Ainda segundo os palestrantes, o Departamento de Agricultura dos Estados Unidos registrou também infecções em animais em criadouros particulares de Mink, espécie de mamífero do gênero Mustela, no estado de Utah, inclusive com a infecção de dois empregados responsáveis pelo tratamento dos animais. Não se pode determinar, no entanto, a infecção antropozoonótica, ou seja, do homem para o animal, e posterior disseminação entre o rebanho, o que tornaria o registro ainda inconclusivo.


“A comunidade científica internacional vem monitorando diversos registros de infecção por SARS-Cov-2 em animais domésticos e silvestres e ainda não se pode determinar como se dá o processo patogênico da doença nestes casos, mas há indícios que este problema, assim como vem ocorrendo com a espécie humana, irá atingir também outras espécies” disse o professor Adolfo Silva Neto.


Encerrando o ciclo de palestras do evento, o professor da Universidade Federal de Viçosa (UFV), Fabiano de Melo, apresentou a importância dos projetos de refaunação para a manutenção do equilíbrio ambiental. O professor apresentou um estudo da União Internacional para a Conservação da Natureza (UICN) que avaliou cerca de 60 mil espécies vegetais e animais e verificou que quase metade das espécies encontra-se ameaçadas em algum grau de extinção.


“Falar em perda de espécies nativas é falar, principalmente, de perda de diversidade biogenética, o que significa não apenas o encerramento evolutivo de uma espécie, mas também de possíveis pesquisas de variabilidade genética como um todo”, frisou o professor.

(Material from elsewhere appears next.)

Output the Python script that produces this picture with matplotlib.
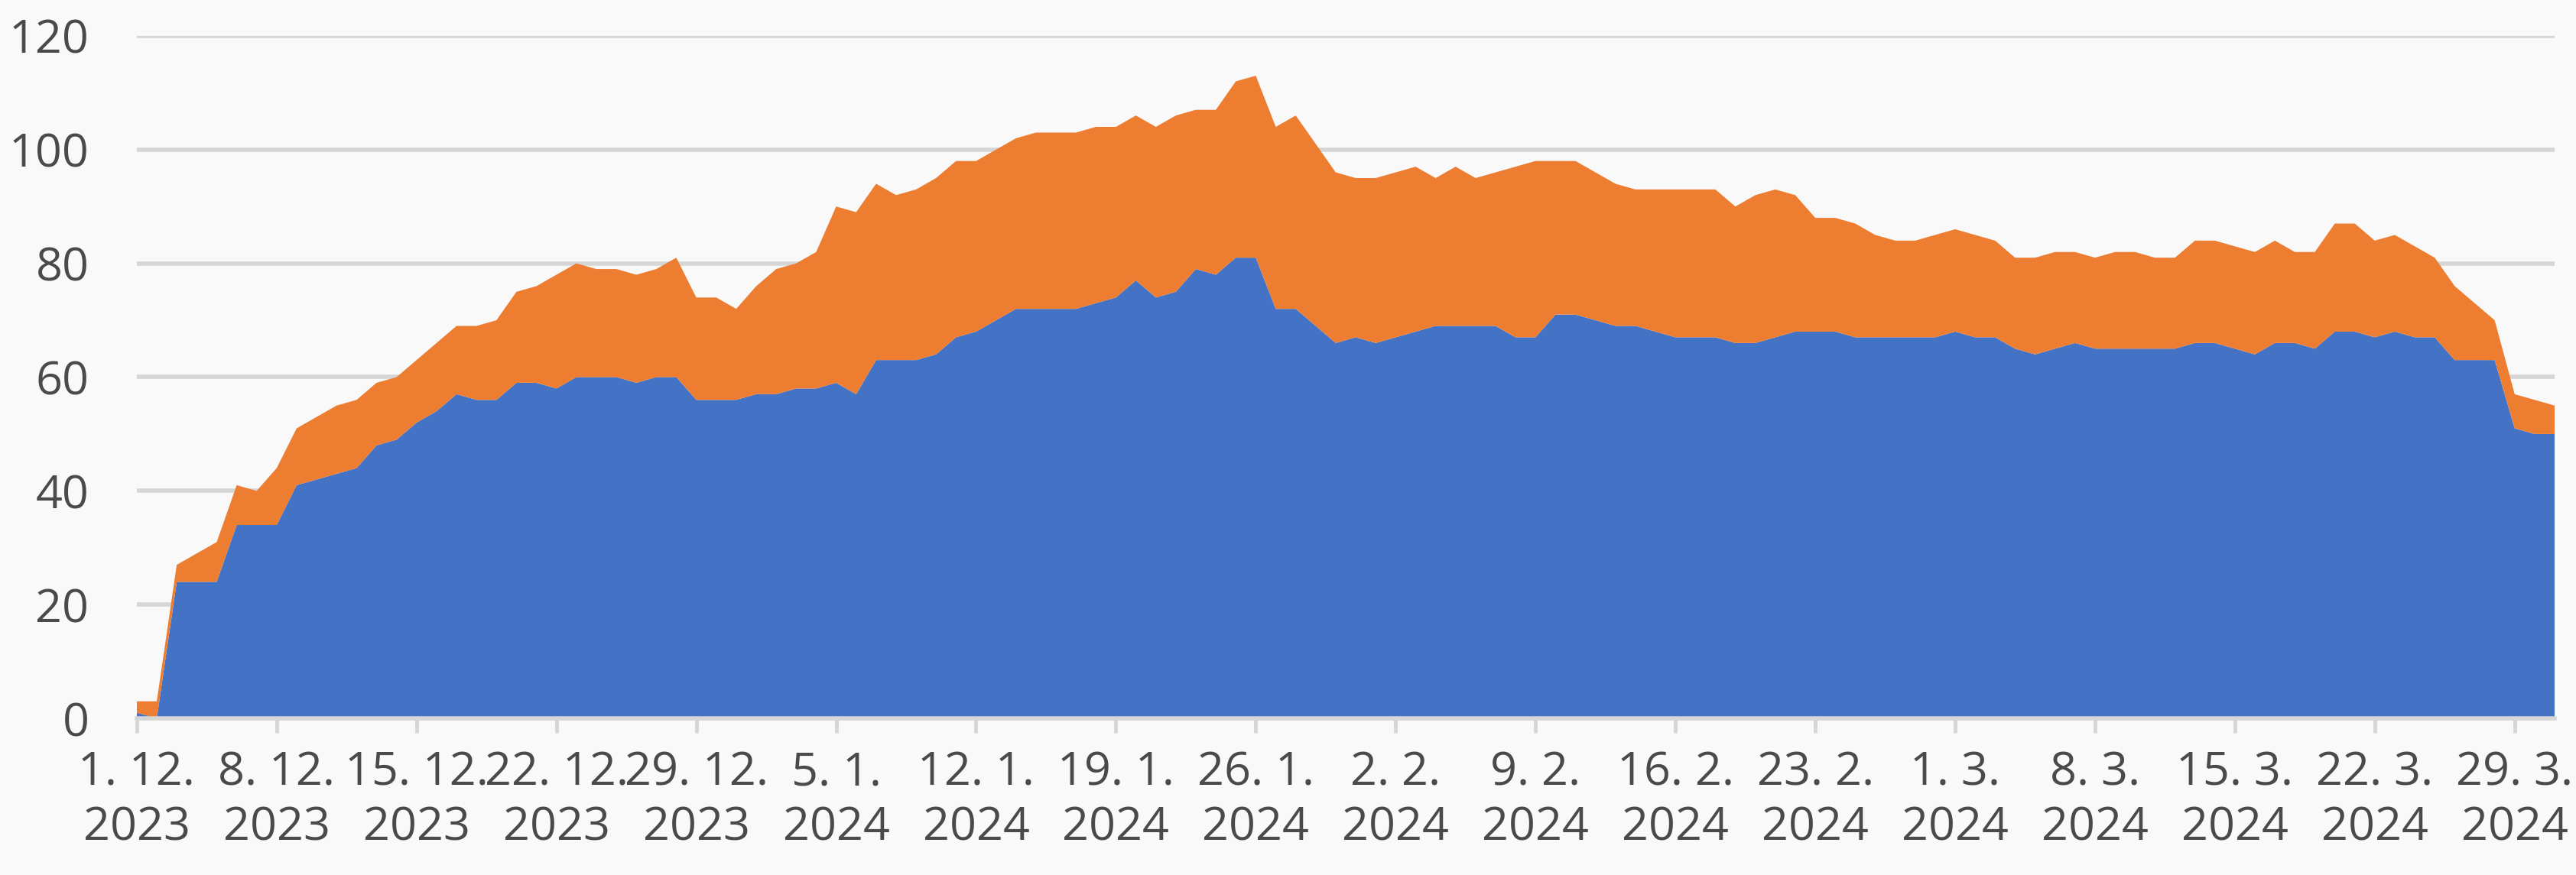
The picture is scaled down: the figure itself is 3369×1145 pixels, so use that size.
import matplotlib
matplotlib.use("Agg")
import matplotlib.pyplot as plt
import pandas as pd

# daily values, 1. 12. 2023 - 31. 3. 2024
start_date = "2023-12-01"

blue = [1, 0, 24, 24, 24, 34, 34, 34, 41, 42, 43, 44, 48, 49, 52, 54,
        57, 56, 56, 59, 59, 58, 60, 60, 60, 59, 60, 60, 56, 56, 56,
        57, 57, 58, 58, 59, 57, 63, 63, 63, 64, 67, 68, 70, 72, 72,
        72, 72, 73, 74, 77, 74, 75, 79, 78, 81, 81, 72, 72, 69, 66,
        67, 66, 67, 68, 69, 69, 69, 69, 67, 67, 71, 71, 70, 69, 69,
        68, 67, 67, 67, 66, 66, 67, 68, 68, 68, 67, 67, 67, 67, 67,
        68, 67, 67, 65, 64, 65, 66, 65, 65, 65, 65, 65, 66, 66, 65,
        64, 66, 66, 65, 68, 68, 67, 68, 67, 67, 63, 63, 63, 51, 50, 50]

orange = [2, 3, 3, 5, 7, 7, 6, 10, 10, 11, 12, 12, 11, 11, 11, 12,
          12, 13, 14, 16, 17, 20, 20, 19, 19, 19, 19, 21, 18, 18, 16,
          19, 22, 22, 24, 31, 32, 31, 29, 30, 31, 31, 30, 30, 30, 31,
          31, 31, 31, 30, 29, 30, 31, 28, 29, 31, 32, 32, 34, 32, 30,
          28, 29, 29, 29, 26, 28, 26, 27, 30, 31, 27, 27, 26, 25, 24,
          25, 26, 26, 26, 24, 26, 26, 24, 20, 20, 20, 18, 17, 17, 18,
          18, 18, 17, 16, 17, 17, 16, 16, 17, 17, 16, 16, 18, 18, 18,
          18, 18, 16, 17, 19, 19, 17, 17, 16, 14, 13, 10, 7, 6, 6, 5]

y_ticks = [0, 20, 40, 60, 80, 100, 120]

dates = pd.date_range(start_date, periods=len(blue), freq="D")
tick_dates = dates[::7]
tick_labels = [f"{d.day}. {d.month}.\n{d.year}" for d in tick_dates]

text_col = "#4a4a4a"
grid_col = "#d6d6d6"
bg = "#f9f9f9"

plt.rcParams["font.family"] = ["Open Sans", "DejaVu Sans"]

fig = plt.figure(figsize=(33.69, 11.45), dpi=100, facecolor=bg)
ax = fig.add_axes([0.0531, 0.179, 0.9386, 0.780])
ax.set_facecolor(bg)

ax.stackplot(dates, blue, orange, colors=["#4472C4", "#ED7D31"],
             linewidth=0, zorder=2)

ax.set_xlim(dates[0], dates[-1])
ax.set_ylim(0, 120)
ax.set_yticks(y_ticks)
ax.yaxis.grid(True, color=grid_col, linewidth=4, zorder=1)
ax.set_axisbelow(True)

ax.set_xticks(tick_dates)
ax.set_xticklabels(tick_labels, linespacing=1.25)

for s in ["top", "right", "left"]:
    ax.spines[s].set_visible(False)
ax.spines["bottom"].set_color(grid_col)
ax.spines["bottom"].set_linewidth(4)
ax.spines["bottom"].set_zorder(3)

ax.tick_params(axis="y", length=0, pad=45, labelsize=44, labelcolor=text_col)
ax.tick_params(axis="x", length=14, width=3.5, color=grid_col, pad=16,
               labelsize=44, labelcolor=text_col)

fig.savefig("out.png", dpi=100, facecolor=bg)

Ele apresentou a refaunação, ou reinserção de animais silvestres em habitats naturais recuperados como um importante mecanismo de reversão do atual quadro de redução do quantitativo endêmico nos principais biomas existentes e citou como exemplo positivo o projeto Mutum, mantido pela Celulose Nipo Brasileira (Cenibra) com apoio da Secretaria de Estado de Meio Ambiente e Desenvolvimento Sustentável (Semad). A iniciativa trabalha há 30 anos com a reintrodução de aves silvestres em uma Reserva Particular do Patrimônio Natural (RPPN) localizada no município de Ipaba, na região do Vale do Rio Doce.

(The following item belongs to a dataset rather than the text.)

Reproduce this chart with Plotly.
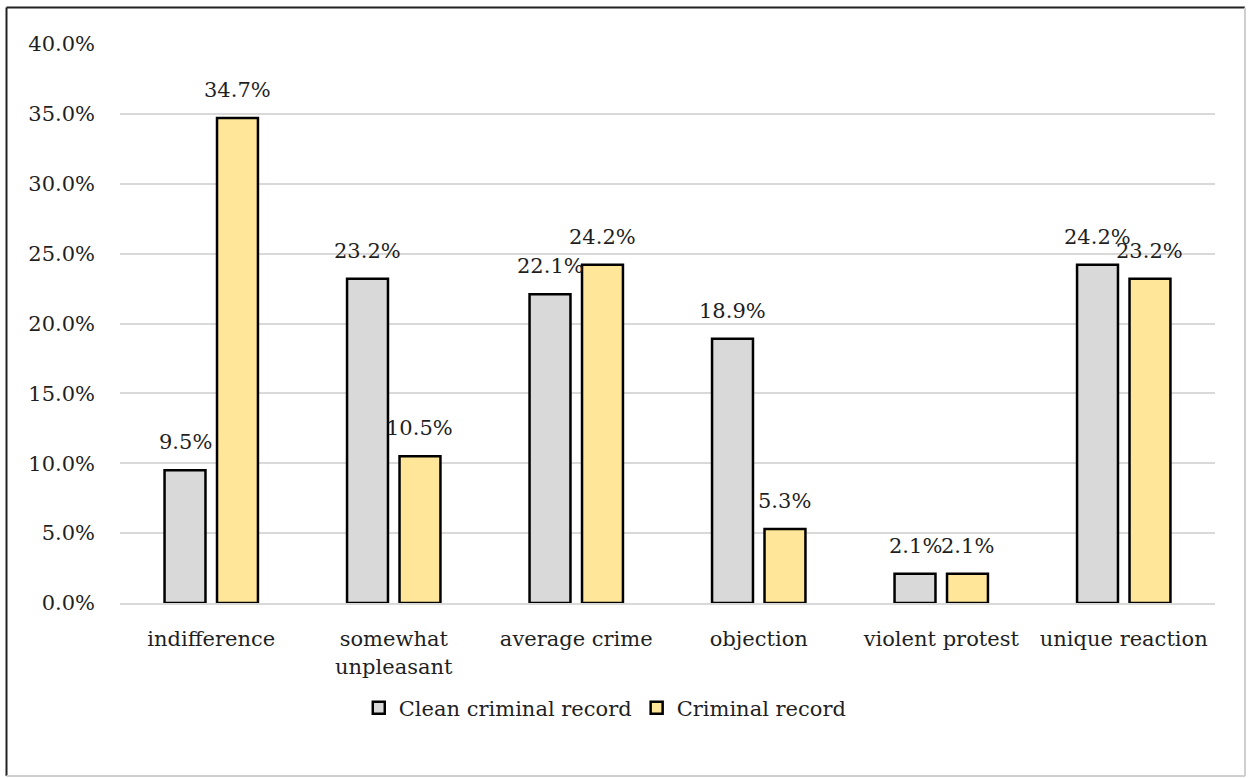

“Temos no Brasil projetos de médio e longo prazo que vêm apresentando sucesso na reintrodução de fauna e a refaunação tem se mostrado um dos mais eficientes mecanismos de recuperação de espécies praticamente extintas”, destacou Melo.

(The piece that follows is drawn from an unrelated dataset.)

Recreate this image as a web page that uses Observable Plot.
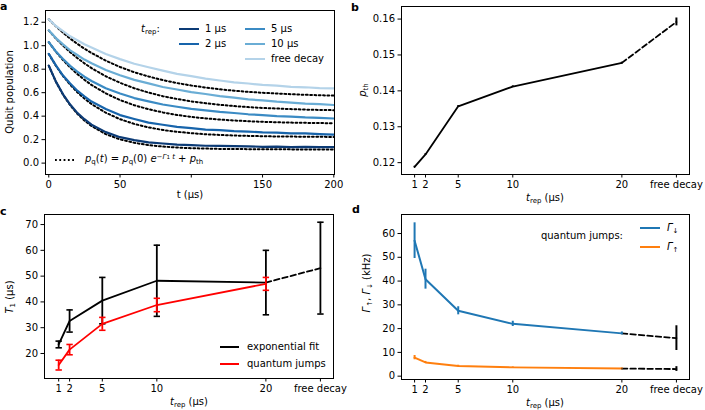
<!DOCTYPE html>
<html><head><meta charset="utf-8">
<script src="https://cdn.jsdelivr.net/npm/d3@7"></script>
<script src="https://cdn.jsdelivr.net/npm/@observablehq/plot@0.6"></script>
<style>
body{margin:0;background:#fff;font-family:"DejaVu Sans",sans-serif;}
#fig{position:relative;width:705px;height:410px;overflow:hidden;background:#fff}
.lbl{position:absolute;white-space:nowrap;line-height:1;color:#000;font-family:"DejaVu Sans",sans-serif}
.sb{font-size:70%;position:relative;top:0.3em}
.sp{font-size:70%;position:relative;top:-0.5em}
i{font-style:italic}
</style></head><body><div id="fig"></div>
<script>
// ---------- Panel a data ----------
const tGrid = [0,5,10,15,20,25,30,40,50,60,70,80,90,100,110,120,130,140,150,160,170,180,190,200];
const tTicks = [0,50,100,150,200];
const popTicks = [0,0.2,0.4,0.6,0.8,1.0,1.2];
const seriesNames = ["1 μs","2 μs","5 μs","10 μs","free decay"];
const blueShades = ["#0c3b76","#1764ab","#3b8bc4","#6aadd5","#b4d3e9"];
const pop1us = [0.830,0.694,0.586,0.499,0.428,0.374,0.327,0.264,0.221,0.196,0.176,0.167,0.157,0.153,0.148,0.147,0.144,0.143,0.139,0.140,0.137,0.138,0.136,0.136];
const pop2us = [0.931,0.832,0.746,0.679,0.617,0.569,0.524,0.461,0.409,0.376,0.345,0.327,0.309,0.298,0.286,0.281,0.272,0.269,0.262,0.260,0.254,0.253,0.247,0.243];
const pop5us = [1.031,0.951,0.887,0.828,0.780,0.736,0.700,0.638,0.593,0.554,0.526,0.499,0.480,0.462,0.450,0.436,0.427,0.416,0.409,0.400,0.396,0.389,0.386,0.380];
const pop10us = [1.131,1.065,1.011,0.961,0.921,0.882,0.850,0.793,0.749,0.709,0.679,0.648,0.627,0.605,0.589,0.571,0.558,0.543,0.534,0.523,0.516,0.506,0.502,0.495];
const popFree = [1.226,1.168,1.124,1.080,1.047,1.012,0.984,0.929,0.886,0.846,0.817,0.788,0.760,0.741,0.720,0.704,0.688,0.678,0.666,0.660,0.650,0.646,0.639,0.637];
const fit1us = [0.830,0.693,0.583,0.493,0.421,0.363,0.316,0.247,0.202,0.173,0.153,0.141,0.133,0.127,0.124,0.121,0.120,0.119,0.118,0.118,0.117,0.117,0.117,0.117];
const fit2us = [0.930,0.829,0.742,0.668,0.604,0.550,0.503,0.429,0.374,0.334,0.304,0.282,0.267,0.255,0.246,0.240,0.235,0.232,0.229,0.227,0.226,0.225,0.224,0.223];
const fit5us = [1.030,0.949,0.878,0.815,0.759,0.710,0.666,0.594,0.537,0.493,0.459,0.432,0.410,0.394,0.381,0.371,0.363,0.357,0.352,0.348,0.345,0.343,0.341,0.340];
const fit10us = [1.130,1.062,1.000,0.945,0.895,0.850,0.809,0.740,0.684,0.638,0.601,0.570,0.546,0.526,0.510,0.497,0.486,0.477,0.470,0.465,0.460,0.456,0.453,0.451];
const fitFree = [1.225,1.165,1.111,1.061,1.016,0.975,0.938,0.873,0.819,0.774,0.738,0.707,0.682,0.661,0.644,0.629,0.617,0.607,0.599,0.593,0.587,0.582,0.578,0.575];

// ---------- Panels b, c, d data ----------
const trepPos = [1,2,5,10,20,25];
const trepTickLabels = ["1","2","5","10","20","free decay"];
const pth = [0.1188,0.1223,0.1357,0.1412,0.1478,0.1592];
const pthErr = [0.0002,0.0002,0.0002,0.0002,0.0002,0.0011];
const pthTicks = [0.12,0.13,0.14,0.15,0.16];
const t1Fit = [23.5,32.6,40.5,48.2,47.5,53.1];
const t1FitErr = [1.3,4.3,9.0,13.8,12.5,17.8];
const t1QJ = [15.5,21.5,31.5,38.8,47.0];
const t1QJErr = [1.9,2.0,2.5,2.6,2.5];
const t1Ticks = [20,30,40,50,60,70];
const gammaDown = [57.0,40.8,27.5,22.0,18.0,16.0];
const gammaDownErr = [7.5,4.2,1.7,1.1,0.6,5.2];
const gammaUp = [7.8,5.8,4.3,3.7,3.2,3.0];
const gammaUpErr = [0.9,0.4,0.3,0.2,0.2,1.0];
const gammaTicks = [0,10,20,30,40,50,60];

// ---------- helpers ----------
const fig = document.getElementById("fig");
const baseStyle = {fontFamily:'"DejaVu Sans", sans-serif', fontSize:"10px", color:"#000", background:"transparent", overflow:"visible"};
function place(node, left, top){ node.style.position="absolute"; node.style.left=left+"px"; node.style.top=top+"px"; fig.appendChild(node); }
function label(html, x, y, {anchor="middle", rotate=false, size=10, bold=false}={}){
  const d = document.createElement("div");
  d.className = "lbl"; d.innerHTML = html;
  d.style.left = x+"px"; d.style.top = y+"px"; d.style.fontSize = size+"px";
  if (bold) d.style.fontWeight = "bold";
  const tx = anchor==="start" ? "0" : anchor==="end" ? "-100%" : "-50%";
  d.style.transform = `translate(${tx},-50%)` + (rotate ? " rotate(-90deg)" : "");
  fig.appendChild(d);
}
function legendLine(x1, x2, y, color, width=2, dash=null){
  const ns = "http://www.w3.org/2000/svg";
  const s = document.createElementNS(ns,"svg");
  s.setAttribute("width", x2-x1); s.setAttribute("height", 8);
  s.style.position="absolute"; s.style.left=x1+"px"; s.style.top=(y-4)+"px";
  const l = document.createElementNS(ns,"line");
  l.setAttribute("x1",0); l.setAttribute("x2",x2-x1); l.setAttribute("y1",4); l.setAttribute("y2",4);
  l.setAttribute("stroke",color); l.setAttribute("stroke-width",width);
  if (dash) l.setAttribute("stroke-dasharray",dash);
  s.appendChild(l); fig.appendChild(s);
}
const capSymbol = {draw(ctx, size){ const r = Math.sqrt(size/Math.PI); ctx.moveTo(-r,0); ctx.lineTo(r,0); }};
const trepFmt = d => trepTickLabels[trepPos.indexOf(d)];
const trepLabel = '<i>t</i><span class="sb">rep</span> (μs)';

// ---------- Panel a ----------
const popSeries = [pop1us,pop2us,pop5us,pop10us,popFree];
const fitSeries = [fit1us,fit2us,fit5us,fit10us,fitFree];
const dataRows = popSeries.flatMap((arr,i)=>arr.map((v,j)=>({t:tGrid[j], v, s:seriesNames[i]})));
const fitRows = fitSeries.flatMap((arr,i)=>arr.map((v,j)=>({t:tGrid[j], v, s:seriesNames[i]})));
const plotA = Plot.plot({
  width:352, height:205, marginLeft:45, marginRight:18, marginTop:10, marginBottom:31,
  style: baseStyle,
  x:{domain:[-2.3,200.5]}, y:{domain:[-0.097,1.30]},
  color:{domain:seriesNames, range:blueShades},
  marks:[
    Plot.axisX({ticks:tTicks, tickFormat:d=> d===100 ? "" : String(d), tickSize:3.5, tickPadding:3, label:null}),
    Plot.axisY({ticks:popTicks, tickFormat:d=>d.toFixed(1), tickSize:3.5, tickPadding:3, label:null}),
    Plot.line(fitRows,{x:"t", y:"v", z:"s", stroke:"black", strokeWidth:2, strokeDasharray:"1.8,2.5"}),
    Plot.line(dataRows,{x:"t", y:"v", z:"s", stroke:"s", strokeWidth:2.2}),
    Plot.frame({stroke:"black", strokeWidth:1})
  ]
});
place(plotA, 0, 0);

// ---------- Panel b ----------
const pthRows = trepPos.map((x,i)=>({x, y:pth[i], lo:pth[i]-pthErr[i], hi:pth[i]+pthErr[i]}));
const plotB = Plot.plot({
  width:353, height:205, marginLeft:49, marginRight:16, marginTop:6, marginBottom:31,
  style: baseStyle,
  x:{domain:[-0.2,26.2]}, y:{domain:[0.1167,0.1635]},
  marks:[
    Plot.axisX({ticks:trepPos, tickFormat:trepFmt, tickSize:3.5, tickPadding:3, label:null}),
    Plot.axisY({ticks:pthTicks, tickFormat:d=>d.toFixed(2), tickSize:3.5, tickPadding:3, label:null}),
    Plot.line(pthRows.slice(0,5),{x:"x", y:"y", stroke:"black", strokeWidth:1.8}),
    Plot.line(pthRows.slice(4),{x:"x", y:"y", stroke:"black", strokeWidth:1.8, strokeDasharray:"5.5,3"}),
    Plot.ruleX(pthRows,{x:"x", y1:"lo", y2:"hi", stroke:"black", strokeWidth:2}),
    Plot.frame({stroke:"black", strokeWidth:1})
  ]
});
place(plotB, 352, 0);

// ---------- Panel c ----------
const fitRowsC = trepPos.map((x,i)=>({x, y:t1Fit[i], lo:t1Fit[i]-t1FitErr[i], hi:t1Fit[i]+t1FitErr[i]}));
const qjRowsC = t1QJ.map((v,i)=>({x:trepPos[i], y:v, lo:v-t1QJErr[i], hi:v+t1QJErr[i]}));
const plotC = Plot.plot({
  width:352, height:205, marginLeft:44, marginRight:19, marginTop:9, marginBottom:32,
  style: baseStyle,
  x:{domain:[-0.3,26.2]}, y:{domain:[10.3,73.9]},
  marks:[
    Plot.axisX({ticks:trepPos, tickFormat:trepFmt, tickSize:3.5, tickPadding:3, label:null}),
    Plot.axisY({ticks:t1Ticks, tickSize:3.5, tickPadding:3, label:null}),
    Plot.line(fitRowsC.slice(0,5),{x:"x", y:"y", stroke:"black", strokeWidth:1.8}),
    Plot.line(fitRowsC.slice(4),{x:"x", y:"y", stroke:"black", strokeWidth:1.8, strokeDasharray:"5.5,3"}),
    Plot.ruleX(fitRowsC,{x:"x", y1:"lo", y2:"hi", stroke:"black", strokeWidth:1.8}),
    Plot.dot(fitRowsC,{x:"x", y:"lo", symbol:capSymbol, r:3.2, stroke:"black", strokeWidth:1.6, fill:"none"}),
    Plot.dot(fitRowsC,{x:"x", y:"hi", symbol:capSymbol, r:3.2, stroke:"black", strokeWidth:1.6, fill:"none"}),
    Plot.line(qjRowsC,{x:"x", y:"y", stroke:"#ff0000", strokeWidth:1.8}),
    Plot.ruleX(qjRowsC,{x:"x", y1:"lo", y2:"hi", stroke:"#ff0000", strokeWidth:1.8}),
    Plot.dot(qjRowsC,{x:"x", y:"lo", symbol:capSymbol, r:3.2, stroke:"#ff0000", strokeWidth:1.6, fill:"none"}),
    Plot.dot(qjRowsC,{x:"x", y:"hi", symbol:capSymbol, r:3.2, stroke:"#ff0000", strokeWidth:1.6, fill:"none"}),
    Plot.frame({stroke:"black", strokeWidth:1})
  ]
});
place(plotC, 0, 205);

// ---------- Panel d ----------
const downRows = trepPos.map((x,i)=>({x, y:gammaDown[i], lo:gammaDown[i]-gammaDownErr[i], hi:gammaDown[i]+gammaDownErr[i]}));
const upRows = trepPos.map((x,i)=>({x, y:gammaUp[i], lo:gammaUp[i]-gammaUpErr[i], hi:gammaUp[i]+gammaUpErr[i]}));
const plotD = Plot.plot({
  width:353, height:205, marginLeft:49, marginRight:16, marginTop:9, marginBottom:31,
  style: baseStyle,
  x:{domain:[-0.2,26.2]}, y:{domain:[-1.4,68]},
  marks:[
    Plot.axisX({ticks:trepPos, tickFormat:trepFmt, tickSize:3.5, tickPadding:3, label:null}),
    Plot.axisY({ticks:gammaTicks, tickSize:3.5, tickPadding:3, label:null}),
    Plot.line(downRows.slice(0,5),{x:"x", y:"y", stroke:"#1f77b4", strokeWidth:2}),
    Plot.line(downRows.slice(4),{x:"x", y:"y", stroke:"black", strokeWidth:1.8, strokeDasharray:"5.5,3"}),
    Plot.ruleX(downRows.slice(0,5),{x:"x", y1:"lo", y2:"hi", stroke:"#1f77b4", strokeWidth:2}),
    Plot.ruleX(downRows.slice(5),{x:"x", y1:"lo", y2:"hi", stroke:"black", strokeWidth:2}),
    Plot.line(upRows.slice(0,5),{x:"x", y:"y", stroke:"#ff7f0e", strokeWidth:2}),
    Plot.line(upRows.slice(4),{x:"x", y:"y", stroke:"black", strokeWidth:1.8, strokeDasharray:"5.5,3"}),
    Plot.ruleX(upRows.slice(0,5),{x:"x", y1:"lo", y2:"hi", stroke:"#ff7f0e", strokeWidth:2}),
    Plot.ruleX(upRows.slice(5),{x:"x", y1:"lo", y2:"hi", stroke:"black", strokeWidth:2}),
    Plot.frame({stroke:"black", strokeWidth:1})
  ]
});
place(plotD, 352, 205);

// ---------- text: panel letters, axis labels, legends ----------
label("a", 0, 6, {anchor:"start", size:11, bold:true});
label("b", 351, 7, {anchor:"start", size:11, bold:true});
label("c", 0, 211, {anchor:"start", size:11, bold:true});
label("d", 352, 209, {anchor:"start", size:11, bold:true});

label("Qubit population", 10, 92, {rotate:true});
label("t (μs)", 190, 195);
label('<i>p</i><span class="sb">th</span>', 363, 90, {rotate:true});
label(trepLabel, 545, 198);
label('<i>T</i><span class="sb">1</span> (μs)', 10, 297, {rotate:true});
label(trepLabel, 189, 402);
label('<i>Γ</i><span class="sb">↑</span>, <i>Γ</i><span class="sb">↓</span> (kHz)', 367, 283, {rotate:true});
label(trepLabel, 545, 403);

// panel a legend
label('<i>t</i><span class="sb">rep</span>:', 141, 29, {anchor:"start"});
[[0,179,29],[1,179,43.5],[2,245,29],[3,245,43.5],[4,245,58.5]].forEach(([i,x,y])=>{
  legendLine(x, x+20, y, blueShades[i], 2);
  label(seriesNames[i], x+26, y, {anchor:"start"});
});
legendLine(55, 75, 159.5, "black", 2, "1.8,2.5");
label('<i>p</i><span class="sb">q</span>(<i>t</i>) = <i>p</i><span class="sb">q</span>(0) <i>e</i><span class="sp">−<i>Γ</i><span style="font-size:80%">1</span> <i>t</i></span> + <i>p</i><span class="sb">th</span>', 85, 159, {anchor:"start"});

// panel c legend
legendLine(220, 239, 347, "black", 2);
label("exponential fit", 247, 347, {anchor:"start"});
legendLine(220, 239, 363.5, "#ff0000", 2);
label("quantum jumps", 247, 363.5, {anchor:"start"});

// panel d legend
label("quantum jumps:", 623, 236, {anchor:"end"});
legendLine(640, 660, 228, "#1f77b4", 2);
label('<i>Γ</i><span class="sb">↓</span>', 667, 228, {anchor:"start"});
legendLine(640, 660, 246.5, "#ff7f0e", 2);
label('<i>Γ</i><span class="sb">↑</span>', 667, 246.5, {anchor:"start"});
</script></body></html>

Ao final do webinar a mediadora Erika Procópio abriu espaço para perguntas dos participantes e também para o diálogo entre os palestrantes, que ampliaram os temas apresentados por meio de discussões conjuntas.


No encerramento do evento, a diretora de Proteção à Fauna do IEF, Liliana Mateus, destaca que o webinar demonstra a qualidade tanto dos estudos acadêmicos quanto das pesquisas científicas relacionadas à fauna e ainda como o tema se relaciona diretamente com as principais questões enfrentadas pela sociedade atual. “São momentos como esse que nos fazem ter orgulho dos profissionais que nós temos e também daqueles que podemos contar em nossos projetos. Tivemos uma discussão de altíssimo nível, que certamente trouxe muitos esclarecimentos ao público participante”, concluiu a diretora.